**What to produce:**
Search the data below for the string "matplotlib". Extract every line that contains it.

** BEGIN **

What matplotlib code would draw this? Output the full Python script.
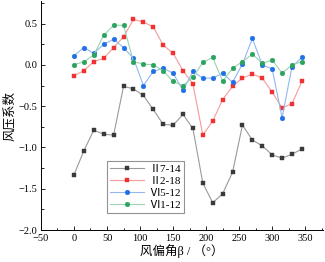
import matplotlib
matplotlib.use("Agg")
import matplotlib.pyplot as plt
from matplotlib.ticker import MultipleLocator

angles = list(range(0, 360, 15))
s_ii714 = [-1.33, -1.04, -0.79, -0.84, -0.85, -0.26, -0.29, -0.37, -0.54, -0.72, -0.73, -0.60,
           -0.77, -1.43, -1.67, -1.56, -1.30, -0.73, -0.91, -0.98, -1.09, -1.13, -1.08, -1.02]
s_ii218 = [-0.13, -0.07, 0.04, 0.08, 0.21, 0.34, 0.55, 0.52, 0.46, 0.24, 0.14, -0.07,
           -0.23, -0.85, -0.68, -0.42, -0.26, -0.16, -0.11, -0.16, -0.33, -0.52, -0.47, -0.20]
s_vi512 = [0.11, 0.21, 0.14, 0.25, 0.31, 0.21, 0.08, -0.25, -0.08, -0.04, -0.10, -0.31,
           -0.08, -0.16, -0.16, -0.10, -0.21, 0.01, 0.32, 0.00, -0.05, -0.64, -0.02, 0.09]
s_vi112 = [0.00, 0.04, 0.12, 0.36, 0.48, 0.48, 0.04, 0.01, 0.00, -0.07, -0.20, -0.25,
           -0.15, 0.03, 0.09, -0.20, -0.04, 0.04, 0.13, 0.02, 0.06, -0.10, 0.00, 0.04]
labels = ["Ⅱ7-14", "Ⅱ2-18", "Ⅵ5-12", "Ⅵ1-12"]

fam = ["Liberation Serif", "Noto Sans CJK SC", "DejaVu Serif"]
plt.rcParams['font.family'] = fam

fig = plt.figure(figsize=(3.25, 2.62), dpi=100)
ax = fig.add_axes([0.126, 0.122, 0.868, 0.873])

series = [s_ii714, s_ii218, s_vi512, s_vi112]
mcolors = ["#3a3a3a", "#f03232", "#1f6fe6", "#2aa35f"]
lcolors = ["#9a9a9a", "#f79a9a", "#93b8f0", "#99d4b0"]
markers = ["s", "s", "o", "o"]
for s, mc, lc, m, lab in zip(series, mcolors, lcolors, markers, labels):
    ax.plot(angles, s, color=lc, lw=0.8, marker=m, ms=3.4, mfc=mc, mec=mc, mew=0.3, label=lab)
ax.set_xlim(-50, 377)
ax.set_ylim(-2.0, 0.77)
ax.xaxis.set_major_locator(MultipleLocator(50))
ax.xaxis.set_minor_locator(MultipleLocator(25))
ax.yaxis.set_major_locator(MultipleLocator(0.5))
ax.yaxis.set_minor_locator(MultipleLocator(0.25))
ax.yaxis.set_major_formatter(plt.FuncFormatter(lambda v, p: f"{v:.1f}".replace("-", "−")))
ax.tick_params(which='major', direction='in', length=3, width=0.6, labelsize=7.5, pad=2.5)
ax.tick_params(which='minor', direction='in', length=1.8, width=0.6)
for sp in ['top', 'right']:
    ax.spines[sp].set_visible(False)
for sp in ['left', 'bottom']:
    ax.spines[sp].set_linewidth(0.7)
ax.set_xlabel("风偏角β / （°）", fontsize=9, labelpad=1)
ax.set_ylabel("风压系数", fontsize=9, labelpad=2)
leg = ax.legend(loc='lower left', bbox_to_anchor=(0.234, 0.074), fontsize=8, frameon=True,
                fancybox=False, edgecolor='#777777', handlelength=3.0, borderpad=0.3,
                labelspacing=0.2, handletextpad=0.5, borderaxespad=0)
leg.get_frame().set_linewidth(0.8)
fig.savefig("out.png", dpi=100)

** END **

**Task answer:**
What matplotlib code would draw this? Output the full Python script.
import matplotlib
matplotlib.use("Agg")
import matplotlib.pyplot as plt
from matplotlib.ticker import MultipleLocator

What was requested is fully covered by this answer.